Op hout geschilderd. Ernest Wante portretteerde elke apostel naar een kunstschilder uit zijn tijd of familielid; enkel Jezus en Judas kregen een fictief gezicht.

 

11. Beeld van Onze-Lieve-Vrouw van Tuine, Maurice Deraedt (Ieper, 1881 – Ieper, 1955), 1930.

Dit beeld stond in de kapel toegewijd aan Onze-Lieve-Vrouw ten Brielen, gebouwd in 1930 in opdracht van E.H. Gustaaf Lamerant (1863-1953). Het werd in 2006 naar de Sint-Maartenskathedraal overgebracht.

 

12. Praalgraf van Petrus Simons (Tielt, 1539 – Ieper, 1605).

Tweede bisschop van Ieper (1584-1605). In de geest van het Concilie van Trente had hij aandacht voor de priesteropleiding in het seminarie en bracht hij heel wat kloosters binnen de stadsmuren. Hij zorgde ook voor restauratie en creatie van nieuwe kunst in de kathedraal.

 

13. Praalgraf van Johannes Visscherius (Johannes De Visschere, Sint-Winoksbergen, 1561 – Ieper, 1613). Vierde bisschop van Ieper (1610-1613).

 

14. Basreliëf in hout met stadszicht afkomstig uit het vroegere altaar van Onze-Lieve-Vrouw van Tuine. Het altaar stond aan de noordzijde van de kerk (waar zich nu het Passiealtaar bevindt) en werd daar opgericht in 1883 n.a.v. de 500ste verjaardag van de bevrijding van de stad.

 

15. Eiken koffer (ca. 1440) met voorstelling van Sint-Joris en de draak.

 

16. Duitse koffer uit de 17de eeuw met diverse sloten, ijzer, beschilderd als eik.

 

17. Vier altaarluiken, anonieme Duitse schilder, 16de eeuw.

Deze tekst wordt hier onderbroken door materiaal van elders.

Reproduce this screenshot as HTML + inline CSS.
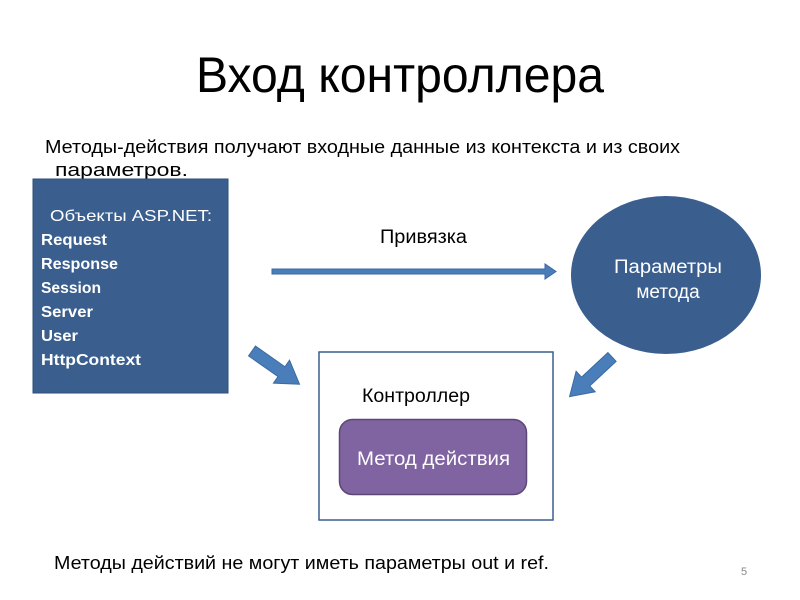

De zondeval: links het Aards Paradijs, middenluiken de zondeval, rechts de verbanning. Twee buitenluiken: grisaille: de slag bij Pavia (1525), een veldslag tussen de Franse koning Frans I en de Habsburgers (met keizer Karel V); de Fransen verloren de slag en moesten hun aanspraken op een aantal gebieden (o.a. Vlaanderen) laten varen. Twee middenluiken: Kruisafneming, Jezus wordt aan het kruis genageld.

 

18. Reliekschrijn, 1738.

Sarcofaag rustend op S-vormige voluten. In het midden cartouche S. Maximus. Op beide hoekvoluten een engel bovenop schaalvormig loofwerk met druiventrossen. Van dit schrijn bestond vóór 1914 een repliek met de relieken van de heilige Walburga. Beide stukken behoorden tot de feestuitrusting van het hoogaltaar. Zij konden ook met de rugzijde tegen elkaar gebracht worden en vormden zo een geheel om in processie gedragen te worden.

 

19. Gewelfsleutel, eind 14de eeuw, gemaakt uit eik (met ketting) en gepolychromeerd, voorstellende het aanschijn van Christus.